Berdasarkan hasil survei Centre for Strategic and International Studies (CSIS), Tingkat kesukaan responden di Provinsi Sulawesi Selatan terhadap seluruh calon, baik itu calon kepala daerah maupun calon wakil kepala daerah, yang berjumlah delapan orang tidak menunjukkan perbedaan yang mencolok.
Adapun, delapan calon kepala daerah tersebut, adalah M. Nurdin Halid (70,7%), Abdullah Aziz Qahhar Muzakkar (77,3), Ichsan Yasin Limpo (74%), Agus Arifin Nu'mang (72,7%), M. Nurdin Abdullah (78,8%), Andi Musakkar (68,5%), Tanribali Lamo (69,5%), Andi Sulaiman S (71,2%).
Apabila dilihat dari tingkat elektabilitas, pasangan Nurdin Halid-Abdullah Aziz Qahhar Mudzakkar menempati urutan tertinggi dengan meraih 30,6% dari total 898 responden. Pasangan tersebut unggul dari pasangan M. Nurdin Abdullah-Andi Sudirman Said yang meraih 21,2%, dan Ichsan Yasin Limpo-Andi Musakkar, 20,7%.
Jejak rekam Nurdin Halid yang pernah terjerat kasus korupsi ternyata tidak membuat tingkat elektabilitasnya rendah.
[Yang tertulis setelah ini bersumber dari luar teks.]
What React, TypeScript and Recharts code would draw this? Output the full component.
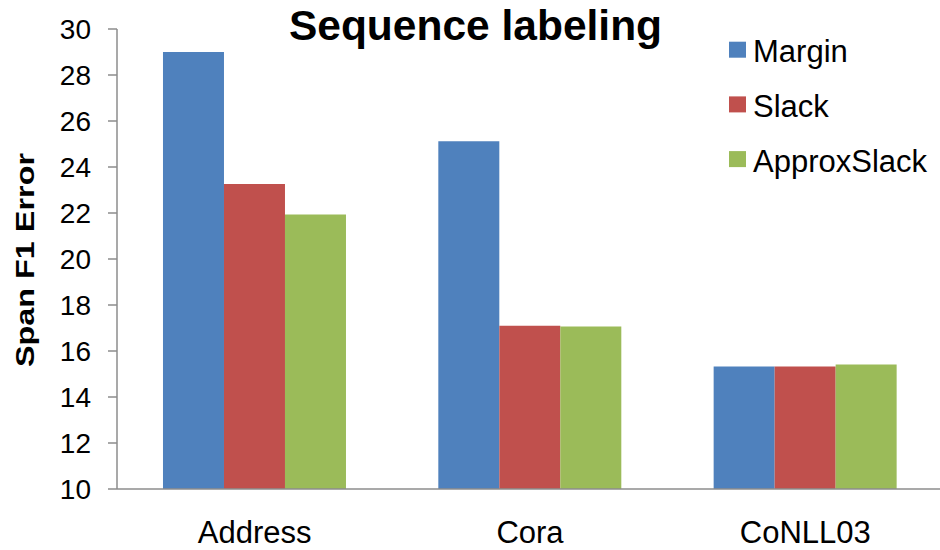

Menanggapi fenomena tersebut, peneliti CSIS Arya Fernandes mengatakan masyarakat pemilih di Indonesia merupakan tipikal pemilih yang mudah lupa.
Baca Juga
"Terutama karena beberapa kasus korupsi calon kepala daerah sudah sangat lama terjadi, dan juga karena aksi kampanye yang dilakukan secara masif oleh calon tersebut," papar Arya di Hotel Morissey, Jakarta, Minggu (13/5/2018).
Dihubungi terpisah, pakar komunikasi politik Emrus Sihombing mengatakan pemerintah perlu melakukan langkah-langkah yang mampu mendorong munculnya pemimpin-pemimpin dengan integritas tinggi.
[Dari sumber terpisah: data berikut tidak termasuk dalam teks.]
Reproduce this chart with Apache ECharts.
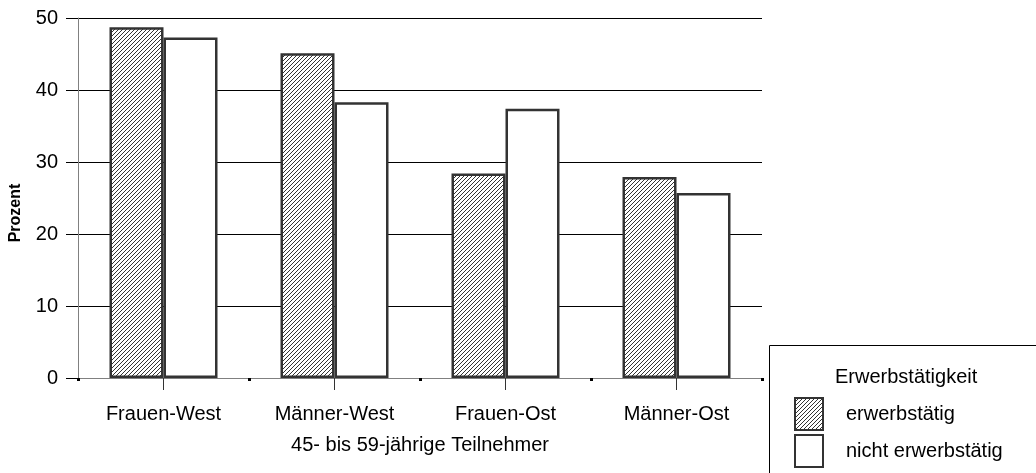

"Tetapi Undang-Undang sampai saat ini masih membolehkan [pencalonan kepala daerah yang pernah terjerat kasus korupsi]," sambungnya.
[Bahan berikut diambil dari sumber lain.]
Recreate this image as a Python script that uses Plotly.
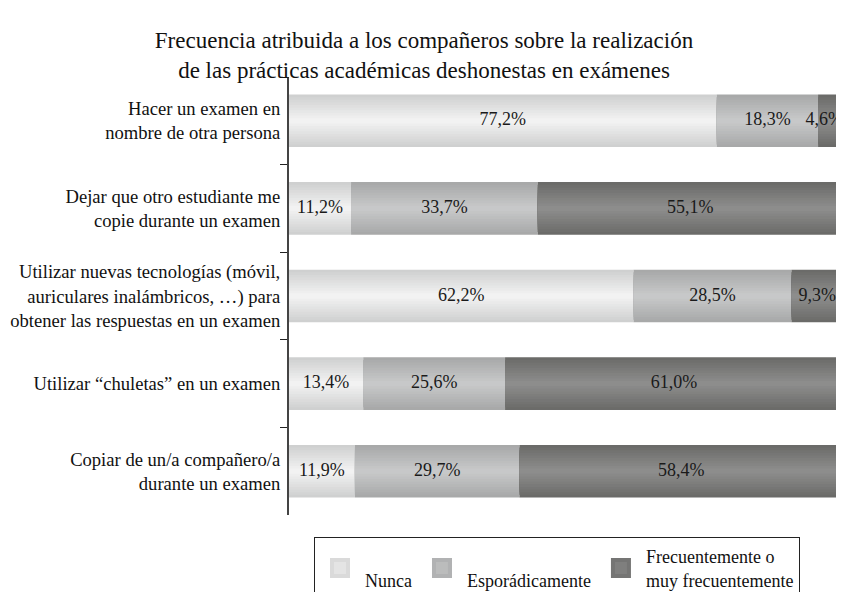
import plotly.graph_objects as go

# datos del gráfico
categorias = [
    "Hacer un examen en<br>nombre de otra persona",
    "Dejar que otro estudiante me<br>copie durante un examen",
    "Utilizar nuevas tecnologías (móvil,<br>auriculares inalámbricos, …) para<br>obtener las respuestas en un examen",
    "Utilizar “chuletas” en un examen",
    "Copiar de un/a compañero/a<br>durante un examen",
]
series = ["Nunca", "Esporádicamente", "Frecuentemente o<br>muy frecuentemente"]
nunca = [77.2, 11.2, 62.2, 13.4, 11.9]
esporadicamente = [18.3, 33.7, 28.5, 25.6, 29.7]
frecuentemente = [4.6, 55.1, 9.3, 61.0, 58.4]

# colores (borde, centro) para imitar el degradado de las barras
colores = [
    ((0xcf, 0xd0, 0xd0), (0xf2, 0xf2, 0xf2)),
    ((0xa8, 0xa9, 0xa9), (0xc7, 0xc8, 0xc9)),
    ((0x6b, 0x6b, 0x69), (0x8d, 0x8d, 0x8c)),
]
FONT = "Liberation Serif, Times New Roman, serif"
ANCHO_BARRA = 0.6
N_BANDAS = 10

# la página tiene 8px de margen en el body
W, H = 836, 584


def mezcla(c1, c2, t):
    r, g, b = (round(a + (b_ - a) * t) for a, b_ in zip(c1, c2))
    return f"rgb({r},{g},{b})"


fig = go.Figure()

valores = [nunca, esporadicamente, frecuentemente]
base = [0.0] * len(categorias)
for nombre, vals, (borde, centro) in zip(series, valores, colores):
    # bandas superpuestas, cada vez más estrechas y claras
    for k in range(N_BANDAS):
        t = k / (N_BANDAS - 1)
        fig.add_trace(go.Bar(
            y=categorias, x=vals, base=base,
            orientation="h",
            width=ANCHO_BARRA * (1 - k / N_BANDAS),
            marker=dict(color=mezcla(borde, centro, t), line=dict(width=0)),
            name=nombre,
            legendgroup=nombre,
            showlegend=False,
            hoverinfo="skip",
        ))
    # etiquetas de porcentaje centradas en cada segmento
    # (si el segmento final es muy corto, se alinea al borde derecho)
    xs, pos = [], []
    for b, v in zip(base, vals):
        if b + v >= 99.9 and v < 6:
            xs.append(min(b + v, 100))
            pos.append("middle left")
        else:
            xs.append(b + v / 2)
            pos.append("middle center")
    fig.add_trace(go.Scatter(
        y=categorias, x=xs,
        mode="text",
        text=[f"{v:.1f}%".replace(".", ",") for v in vals],
        textposition=pos,
        textfont=dict(family=FONT, size=18, color="#1a1a1a"),
        showlegend=False,
        hoverinfo="skip",
        cliponaxis=False,
    ))
    # entrada de leyenda con un cuadrado más grande
    # (los nombres de una línea van en la segunda línea)
    fig.add_trace(go.Scatter(
        x=[None], y=[None], mode="markers",
        marker=dict(symbol="square", size=16, color=mezcla(borde, centro, 0.6),
                    line=dict(width=4, color=mezcla(borde, centro, 0.3))),
        name=nombre if "<br>" in nombre else "<br>" + nombre,
        legendgroup=nombre,
        hoverinfo="skip",
    ))
    base = [b + v for b, v in zip(base, vals)]

fig.update_layout(
    width=W, height=H,
    barmode="overlay",
    plot_bgcolor="white", paper_bgcolor="white",
    margin=dict(l=281, r=1, t=69, b=77),
    font=dict(family=FONT, size=18, color="#111111"),
    title=dict(
        text="Frecuencia atribuida a los compañeros sobre la realización<br>"
             "de las prácticas académicas deshonestas en exámenes",
        x=(424 - 8) / W, xref="container", xanchor="center",
        y=1 - 40 / H, yref="container", yanchor="middle",
        font=dict(family=FONT, size=23, color="#111111"),
    ),
    xaxis=dict(range=[0, 100], visible=False, fixedrange=True),
    yaxis=dict(
        range=[4.5, -0.5],
        automargin=False,
        tickson="boundaries",
        ticks="outside", ticklen=7, tickwidth=1.2, tickcolor="#222222",
        showline=True, linecolor="#444444", linewidth=2,
        showgrid=False, zeroline=False,
        ticklabelstandoff=3,
        tickfont=dict(family=FONT, size=18.6, color="#111111"),
    ),
    legend=dict(
        orientation="h",
        x=(557 - 8) / W, xref="container", xanchor="center",
        y=1 - 529 / H, yref="container", yanchor="top",
        bordercolor="#222222", borderwidth=1,
        font=dict(family=FONT, size=18, color="#111111"),
        traceorder="normal",
        itemsizing="trace",
        itemwidth=40,
    ),
)

fig.write_html("out.html")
Dia menambahkan, selanjutnya perlu ada langkah-langkah menuju dilakukannya amandemen pasal-pasal yang terkait dengan pencalonan kepala daerah.
Dalam Pasal 163 ayat 7 dan 8 UU 10/2016 tentang pemilihan gubernur, bupati, dan wali kota yang selanjutnya disebut UU Pilkada, dinyatakan bahwa calon kepala daerah dengan status terpidana atau terdakwa tetap dapat dilantik sebagai kepala daerah.